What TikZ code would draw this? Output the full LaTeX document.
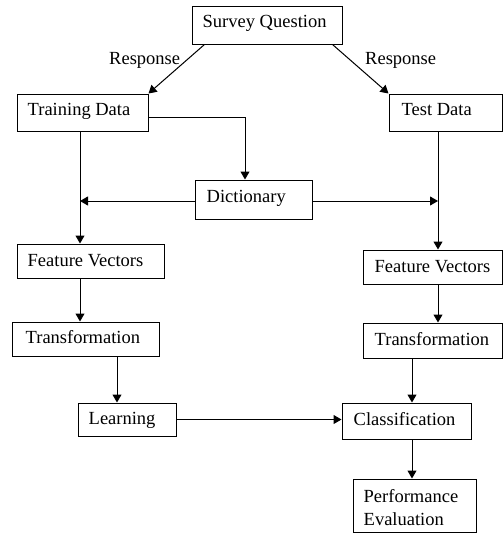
\documentclass[tikz,border=0pt]{standalone}
\usepackage{fontspec}
\setmainfont{Liberation Serif}
\usetikzlibrary{arrows.meta}
\begin{document}
\begin{tikzpicture}[x=1pt, y=-1pt,
  every node/.style={font=\fontsize{18.5}{23}\selectfont},
  box/.style={draw, line width=1pt, rectangle, inner sep=0pt},
  txt/.style={inner sep=0pt, anchor=base west},
  flow/.style={line width=1pt, -{Triangle[length=8pt,width=9pt]}}]
\useasboundingbox (0,0) rectangle (503,533);

% boxes, each with its caption set from the left edge
\node[box, minimum width=150pt, minimum height=38pt,
  label={[txt, xshift=11pt, yshift=-2pt]west:Survey Question}] (sq) at (267,25) {};
\node[box, minimum width=131pt, minimum height=37pt,
  label={[txt, xshift=11pt, yshift=-2.5pt]west:Training Data}] (tr) at (82.5,112.5) {};
\node[box, minimum width=113pt, minimum height=37pt,
  label={[txt, xshift=13pt, yshift=-2.5pt]west:Test Data}] (te) at (445.5,112.5) {};
\node[box, minimum width=117pt, minimum height=39pt,
  label={[txt, xshift=12pt, yshift=-2.5pt]west:Dictionary}] (dict) at (253.5,199.5) {};
\node[box, minimum width=147pt, minimum height=34pt,
  label={[txt, xshift=11pt, yshift=-5pt]west:Feature Vectors}] (fvL) at (90.5,261) {};
\node[box, minimum width=139pt, minimum height=34pt,
  label={[txt, xshift=12pt, yshift=-5pt]west:Feature Vectors}] (fvR) at (432.5,267) {};
\node[box, minimum width=147pt, minimum height=34pt,
  label={[txt, xshift=14pt, yshift=-4pt]west:Transformation}] (trL) at (85.5,339) {};
\node[box, minimum width=139pt, minimum height=35pt,
  label={[txt, xshift=12pt, yshift=-4.5pt]west:Transformation}] (trR) at (432.5,340.5) {};
\node[box, minimum width=98pt, minimum height=33pt,
  label={[txt, xshift=11pt, yshift=-4.5pt]west:Learning}] (learn) at (127,419.5) {};
\node[box, minimum width=129pt, minimum height=36pt,
  label={[txt, xshift=12pt, yshift=-4pt]west:Classification}] (class) at (406.5,421) {};
\node[box, minimum width=123pt, minimum height=53pt,
  label={[inner sep=0pt, anchor=north west, align=left, xshift=11pt, yshift=16pt]west:Performance\\Evaluation}] (perf) at (414.5,505.5) {};

% edge captions
\node[txt] (resp1) at (109,64) {Response};
\node[txt] (resp2) at (365,64.5) {Response};

% routing points
\coordinate (trfoot) at ([xshift=-2.5pt]tr.south);
\coordinate (tefoot) at ([xshift=-7.5pt]te.south);
\coordinate (cin) at ([xshift=5.5pt]class.north);

% connectors
\draw[flow] ([xshift=13pt]sq.south west) -- (tr.north east);
\draw[flow] ([xshift=-10pt]sq.south east) -- (te.north west);
\draw[flow] ([yshift=-4.5pt]tr.east) -| ([xshift=-8.5pt]dict.north);
\draw[flow] (trfoot) -- (trfoot |- fvL.north);
\draw[flow] ([yshift=-1.5pt]dict.west) -- ([yshift=-1.5pt]dict.west -| trfoot);
\draw[flow] ([yshift=-1.5pt]dict.east) -- ([yshift=-1.5pt]dict.east -| tefoot);
\draw[flow] (tefoot) -- (tefoot |- fvR.north);
\draw[flow] (fvL.south -| trfoot) -- (trL.north -| trfoot);
\draw[flow] ([xshift=-10pt]learn.north |- trL.south) -- ([xshift=-10pt]learn.north);
\draw[flow] (fvR.south -| tefoot) -- (trR.north -| tefoot);
\draw[flow] (trR.south -| cin) -- (cin);
\draw[flow] (learn.east) -- (learn.east -| class.west);
\draw[flow] ([xshift=5.5pt]class.south) -- ([xshift=5.5pt]class.south |- perf.north);
\end{tikzpicture}
\end{document}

※

STATED PROBLEM:
Write out nothing but the lines from the start of the data through the line with "(0,0) rectangle (503,533);". Leave out the pictures.

THE RESULT:
What TikZ code would draw this? Output the full LaTeX document.
\documentclass[tikz,border=0pt]{standalone}
\usepackage{fontspec}
\setmainfont{Liberation Serif}
\usetikzlibrary{arrows.meta}
\begin{document}
\begin{tikzpicture}[x=1pt, y=-1pt,
  every node/.style={font=\fontsize{18.5}{23}\selectfont},
  box/.style={draw, line width=1pt, rectangle, inner sep=0pt},
  txt/.style={inner sep=0pt, anchor=base west},
  flow/.style={line width=1pt, -{Triangle[length=8pt,width=9pt]}}]
\useasboundingbox (0,0) rectangle (503,533);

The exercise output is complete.